I can't quite figure out why the register allocator considers the frame pointer a good candidate for node coalescing - it should interfere with every other temporary and therefore any move involving the frame pointer should be constrained. For example, here is the generated assembly for the function isdigit
from merge.tig
(including the coalesced moves):
L2_isdigit:
push rbp
mov rbp, rsp
push rbx
push r12
push r13
mov r10, rdi
L69:
mov r10, rbp
add r10, 16
mov r10, qword [r10]
mov r10, qword [r10+16]
add r10, -8
mov r10, qword [r10]
mov rdi, r10
call ord
mov r10, rax
mov r10, r10
mov r12, r10
mov r10, L4
mov rdi, r10
call ord
mov r10, rax
mov r10, r10
cmp r12, r10
jge L8
L9:
mov r10, 0
L10:
mov rax, r10
jmp L68
L8:
mov r13, 1
mov rbp, rbp
add rbp, 16
mov r10, qword [rbp]
mov r10, qword [r10+16]
add r10, -8
mov r10, qword [r10]
mov rdi, r10
call ord
mov r10, rax
mov r10, r10
mov r12, r10
mov r10, L5
mov rdi, r10
call ord
mov r10, rax
mov r10, r10
cmp r12, r10
jle L6
L7:
mov r13, 0
L6:
mov r10, r13
jmp L10
L68:
pop r13
pop r12
pop rbx
leave
ret 8
Specifically, this part:
L8:
mov r13, 1
mov rbp, rbp
add rbp, 16
mov r10, qword [rbp]
This is going to mess up the stack when the leave
instruction is executed. Without coalescing, it looks something like this:
L8:
mov r13, 1
mov r10, rbp
add r10, 16
mov r10, qword [r10]
Of course, you could hardcode it so that no move instructions related to the frame pointer are ever considered for coalescing but that's an inelegant solution. How can I make the register allocator realize that it's not safe to coalesce in this case? Normally, it does not attempt to use the frame pointer since I use the sink instruction trick taught in the book, which I assumed would work for this too.

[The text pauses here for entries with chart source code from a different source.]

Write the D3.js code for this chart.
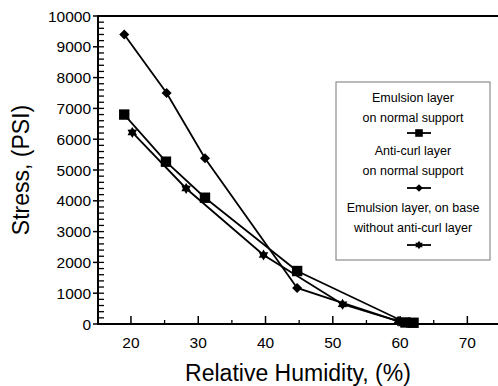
<!DOCTYPE html>
<html>
<head>
<meta charset="utf-8">
<script src="https://cdn.jsdelivr.net/npm/d3@7"></script>
<style>
  body { margin: 0; background: #fff; }
  svg { display: block; font-family: Arial, "Liberation Sans", sans-serif; }
</style>
</head>
<body>
<svg id="chart" width="498" height="386"></svg>
<script>
// data
var emulsionRH     = [19, 25.2, 31, 44.7, 60.8, 62];
var emulsionStress = [6800, 5270, 4100, 1720, 50, 40];
var anticurlRH     = [19, 25.3, 31, 44.7, 60, 61];
var anticurlStress = [9400, 7500, 5380, 1170, 70, 30];
var baseRH         = [20.2, 28.2, 39.7, 51.45, 59.7, 61.2];
var baseStress     = [6220, 4400, 2240, 640, 90, 40];

var xTicks = [20, 30, 40, 50, 60, 70];
var xMinor = [25, 35, 45, 55, 65];
var yTicks = [0, 1000, 2000, 3000, 4000, 5000, 6000, 7000, 8000, 9000, 10000];

var legendLines = [
	["Emulsion layer", "on normal support"],
	["Anti-curl layer", "on normal support"],
	["Emulsion layer, on base", "without anti-curl layer"]
];

// six pointed star like the original (size = outer radius)
var star6 = {
	draw: function (ctx, r) {
		var ri = r * 0.6;
		for (var i = 0; i < 12; i++) {
			var a = i * Math.PI / 6 - Math.PI / 2;
			var rr = (i % 2 == 0) ? r : ri;
			if (i == 0) ctx.moveTo(rr * Math.cos(a), rr * Math.sin(a));
			else ctx.lineTo(rr * Math.cos(a), rr * Math.sin(a));
		}
		ctx.closePath();
	}
};
// even diamond (size = half diagonal)
var diamond = {
	draw: function (ctx, r) {
		ctx.moveTo(0, -r);
		ctx.lineTo(r, 0);
		ctx.lineTo(0, r);
		ctx.lineTo(-r, 0);
		ctx.closePath();
	}
};
// square (size = half side)
var square = {
	draw: function (ctx, r) {
		ctx.rect(-r, -r, 2 * r, 2 * r);
	}
};

var series = [
	{ x: emulsionRH, y: emulsionStress, sym: square, size: 5.2, lsize: 3.8 },
	{ x: anticurlRH, y: anticurlStress, sym: diamond, size: 5, lsize: 3.8 },
	{ x: baseRH, y: baseStress, sym: star6, size: 5.5, lsize: 4.3 }
];

var svg = d3.select('#chart');

var x = d3.scaleLinear().domain([15.1, 75]).range([98, 501]);
var y = d3.scaleLinear().domain([0, 10000]).range([324, 16]);

// frame
svg.append('line').attr('x1', 98).attr('x2', 498).attr('y1', 16).attr('y2', 16)
	.attr('stroke', '#000').attr('stroke-width', 2);
svg.append('line').attr('x1', 98).attr('x2', 98).attr('y1', 15).attr('y2', 325)
	.attr('stroke', '#000').attr('stroke-width', 2);
svg.append('line').attr('x1', 97).attr('x2', 498).attr('y1', 324).attr('y2', 324)
	.attr('stroke', '#000').attr('stroke-width', 2);

// y ticks: inward minor every 200, outward at majors
var yMinor = d3.range(0, 10001, 200);
svg.selectAll('.yminor').data(yMinor).enter().append('line')
	.attr('x1', 98).attr('x2', 104)
	.attr('y1', function (d) { return y(d); }).attr('y2', function (d) { return y(d); })
	.attr('stroke', '#000').attr('stroke-width', 1.3);
svg.selectAll('.ymajor').data(yTicks).enter().append('line')
	.attr('x1', 93).attr('x2', 98)
	.attr('y1', function (d) { return y(d); }).attr('y2', function (d) { return y(d); })
	.attr('stroke', '#000').attr('stroke-width', 1.5);
svg.selectAll('.ylab').data(yTicks).enter().append('text')
	.attr('x', 91).attr('y', function (d) { return y(d) + 5.5; })
	.attr('text-anchor', 'end').style('font-size', '15.5px')
	.text(function (d) { return d; });

// x ticks point up into the plot
svg.selectAll('.xmajor').data(xTicks).enter().append('line')
	.attr('x1', function (d) { return x(d); }).attr('x2', function (d) { return x(d); })
	.attr('y1', 324).attr('y2', 316)
	.attr('stroke', '#000').attr('stroke-width', 1.5);
svg.selectAll('.xminor').data(xMinor).enter().append('line')
	.attr('x1', function (d) { return x(d); }).attr('x2', function (d) { return x(d); })
	.attr('y1', 324).attr('y2', 320)
	.attr('stroke', '#000').attr('stroke-width', 1.3);
svg.selectAll('.xlab').data(xTicks).enter().append('text')
	.attr('x', function (d) { return x(d); }).attr('y', 348)
	.attr('text-anchor', 'middle').style('font-size', '15.5px')
	.text(function (d) { return d; });

// axis titles
svg.append('text').attr('x', 298).attr('y', 381)
	.attr('text-anchor', 'middle').style('font-size', '23px')
	.text('Relative Humidity, (%)');
svg.append('text').attr('transform', 'translate(29,170) rotate(-90)')
	.attr('text-anchor', 'middle').style('font-size', '23px')
	.text('Stress, (PSI)');

// series
var line = d3.line()
	.x(function (d) { return x(d[0]); })
	.y(function (d) { return y(d[1]); });

series.forEach(function (s) {
	var pts = s.x.map(function (v, i) { return [v, s.y[i]]; });
	svg.append('path').datum(pts).attr('d', line)
		.attr('fill', 'none').attr('stroke', '#000').attr('stroke-width', 1.8);
	svg.selectAll(null).data(pts).enter().append('path')
		.attr('transform', function (d) { return 'translate(' + x(d[0]) + ',' + y(d[1]) + ')'; })
		.attr('d', d3.symbol().type(s.sym).size(s.size))
		.attr('fill', '#000');
});

// legend
var lg = svg.append('g');
lg.append('rect').attr('x', 336).attr('y', 82).attr('width', 154).attr('height', 178)
	.attr('fill', '#fff').attr('stroke', '#777').attr('stroke-width', 1);
var rowY = [97, 150, 207];
var symY = [133, 188, 245];
legendLines.forEach(function (l, i) {
	lg.append('text').attr('x', 413).attr('y', rowY[i] + 4.5)
		.attr('text-anchor', 'middle').style('font-size', '12.5px').text(l[0]);
	lg.append('text').attr('x', 413).attr('y', rowY[i] + 4.5 + 20.5)
		.attr('text-anchor', 'middle').style('font-size', '12.5px').text(l[1]);
	lg.append('line').attr('x1', 407).attr('x2', 431).attr('y1', symY[i]).attr('y2', symY[i])
		.attr('stroke', '#000').attr('stroke-width', 1.8);
	lg.append('path').attr('transform', 'translate(419,' + symY[i] + ')')
		.attr('d', d3.symbol().type(series[i].sym).size(series[i].lsize))
		.attr('fill', '#000');
});
</script>
</body>
</html>
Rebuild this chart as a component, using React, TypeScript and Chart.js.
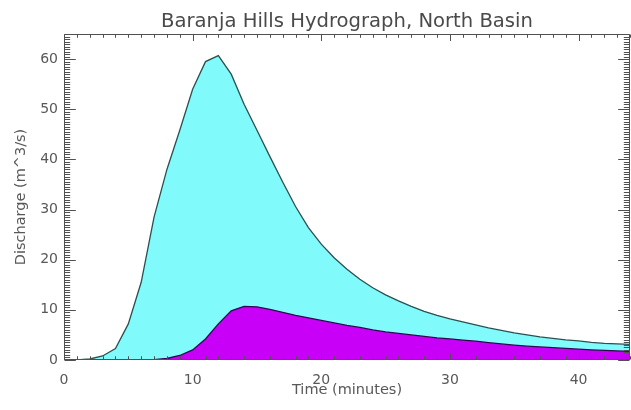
import { useEffect, useRef } from 'react';
import { Chart, registerables } from 'chart.js';

Chart.register(...registerables);

const TIME_MIN = [
  0, 1, 2, 3, 4, 5, 6, 7, 8, 9, 10, 11, 12, 13, 14, 15, 16, 17, 18, 19, 20, 21, 22,
  23, 24, 25, 26, 27, 28, 29, 30, 31, 32, 33, 34, 35, 36, 37, 38, 39, 40, 41, 42, 43, 44,
];
const TOTAL_Q = [
  0, 0, 0.2, 0.8, 2.3, 7.2, 15.5, 28.5, 38, 45.8, 54, 59.5, 60.7, 57, 51, 45.8, 40.6, 35.5,
  30.6, 26.4, 23.1, 20.4, 18.1, 16.1, 14.4, 13, 11.8, 10.7, 9.7, 8.9, 8.2, 7.6, 7.0, 6.4,
  5.9, 5.4, 5.0, 4.6, 4.3, 4.0, 3.8, 3.5, 3.3, 3.2, 3.1,
];
const BASE_Q = [
  0, 0, 0, 0, 0, 0, 0, 0.05, 0.3, 0.9, 2, 4.2, 7.2, 9.8, 10.7, 10.6, 10.1, 9.5, 8.9,
  8.4, 7.9, 7.4, 6.9, 6.5, 6.0, 5.6, 5.3, 5.0, 4.7, 4.4, 4.2, 3.95, 3.75, 3.45, 3.2,
  2.95, 2.75, 2.6, 2.45, 2.3, 2.15, 2.0, 1.9, 1.8, 1.7,
];
const X_TICKS = [0, 10, 20, 30, 40];
const Y_TICKS = [0, 10, 20, 30, 40, 50, 60];
const X_MINOR_STEP = 1;
const Y_MINOR_STEP = 0.5;
const X_RANGE = [0, 44];
const Y_RANGE = [0, 65];
const TITLE = 'Baranja Hills Hydrograph, North Basin';
const X_TITLE = 'Time (minutes)';
const Y_TITLE = 'Discharge (m^3/s)';

const AXIS_COLOR = '#505050';
const TEXT_COLOR = '#585858';
const FONT = 'DejaVu Sans';

const boxPlugin = {
  id: 'idlBox',
  afterDatasetsDraw(chart: any) {
    const { ctx, chartArea: a, scales } = chart;
    const xs = scales.x;
    const ys = scales.y;
    const left = Math.round(a.left) + 0.5;
    const right = Math.round(a.right) - 0.5;
    const top = Math.round(a.top) + 0.5;
    const bottom = Math.round(a.bottom) - 0.5;
    const w = a.right - a.left;
    const h = a.bottom - a.top;
    const xMajLen = 0.02 * h;
    const yMajLen = 0.02 * w;
    ctx.save();
    ctx.strokeStyle = AXIS_COLOR;
    ctx.lineWidth = 1;
    ctx.beginPath();
    const nx = Math.round((X_RANGE[1] - X_RANGE[0]) / X_MINOR_STEP);
    for (let i = 0; i <= nx; i++) {
      const v = X_RANGE[0] + i * X_MINOR_STEP;
      const major = X_TICKS.some((t) => Math.abs(t - v) < 1e-6);
      const len = major ? xMajLen : xMajLen / 2;
      const px = Math.round(xs.getPixelForValue(v)) + 0.5;
      ctx.moveTo(px, bottom);
      ctx.lineTo(px, bottom - len);
      ctx.moveTo(px, top);
      ctx.lineTo(px, top + len);
    }
    const ny = Math.round((Y_RANGE[1] - Y_RANGE[0]) / Y_MINOR_STEP);
    for (let i = 0; i <= ny; i++) {
      const v = Y_RANGE[0] + i * Y_MINOR_STEP;
      const major = Y_TICKS.some((t) => Math.abs(t - v) < 1e-6);
      const len = major ? yMajLen : yMajLen / 2;
      const py = Math.round(ys.getPixelForValue(v)) + 0.5;
      ctx.moveTo(left, py);
      ctx.lineTo(left + len, py);
      ctx.moveTo(right, py);
      ctx.lineTo(right - len, py);
    }
    ctx.stroke();
    ctx.beginPath();
    ctx.rect(left, top, right - left, bottom - top);
    ctx.stroke();
    ctx.restore();
  },
};

export default function App() {
  const ref = useRef<HTMLCanvasElement | null>(null);
  useEffect(() => {
    if (!ref.current) return;
    const chart = new Chart(ref.current, {
      type: 'line',
      data: {
        datasets: [
          {
            label: 'Base flow',
            data: TIME_MIN.map((t, i) => ({ x: t, y: BASE_Q[i] })),
            borderColor: '#2e0850',
            backgroundColor: '#c800f8',
            borderWidth: 1.3,
            fill: 'origin',
            pointRadius: 0,
            tension: 0,
          },
          {
            label: 'Total discharge',
            data: TIME_MIN.map((t, i) => ({ x: t, y: TOTAL_Q[i] })),
            borderColor: '#2c5050',
            backgroundColor: '#80fafa',
            borderWidth: 1.3,
            fill: 'origin',
            pointRadius: 0,
            tension: 0,
          },
        ],
      },
      options: {
        responsive: false,
        animation: false,
        layout: { padding: { left: 0, right: 1, top: 0, bottom: 0 } },
        plugins: {
          legend: { display: false },
          tooltip: { enabled: false },
          title: {
            display: true,
            text: TITLE,
            fullSize: false,
            color: '#4a4a4a',
            font: { family: FONT, size: 19.6, weight: 'normal', lineHeight: 1.2 },
            padding: { top: 10, bottom: 0.5 },
          },
        },
        scales: {
          x: {
            type: 'linear',
            min: X_RANGE[0],
            max: X_RANGE[1],
            grid: { display: false, drawTicks: false },
            border: { display: false },
            afterBuildTicks: (s: any) => {
              s.ticks = X_TICKS.map((v) => ({ value: v }));
            },
            afterFit: (s: any) => {
              s.height = 50;
            },
            ticks: {
              includeBounds: false,
              maxRotation: 0,
              autoSkip: false,
              padding: 12,
              color: TEXT_COLOR,
              font: { family: FONT, size: 14 },
            },
            title: {
              display: true,
              text: X_TITLE,
              color: TEXT_COLOR,
              font: { family: FONT, size: 14.5 },
              padding: { top: 0, bottom: 11 },
            },
          },
          y: {
            type: 'linear',
            min: Y_RANGE[0],
            max: Y_RANGE[1],
            grid: { display: false, drawTicks: false },
            border: { display: false },
            afterBuildTicks: (s: any) => {
              s.ticks = Y_TICKS.map((v) => ({ value: v }));
            },
            afterFit: (s: any) => {
              s.width = 64;
            },
            ticks: {
              includeBounds: false,
              autoSkip: false,
              padding: 6,
              color: TEXT_COLOR,
              font: { family: FONT, size: 14 },
            },
            title: {
              display: true,
              text: Y_TITLE,
              color: TEXT_COLOR,
              font: { family: FONT, size: 14.5 },
              padding: { top: 13, bottom: 0 },
            },
          },
        },
      },
      plugins: [boxPlugin],
    });
    return () => chart.destroy();
  }, []);
  return (
    <div style={{ position: 'fixed', left: 0, top: 0, width: 631, height: 410, background: '#fff' }}>
      <canvas ref={ref} width={631} height={410} style={{ width: 631, height: 410, display: 'block' }} />
    </div>
  );
}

I implemented the algorithm exactly as written in the book. It's possible I made a mistake but I don't think so. Here is the code:
Thanks very much in advance.
I've discovered the problem, it was just a silly mistake. Have accidentally been using a directed graph for the interference graph rather than an undirected one, so the mem_edge
function from the Ocamlgraph library wasn't reporting correct interferences.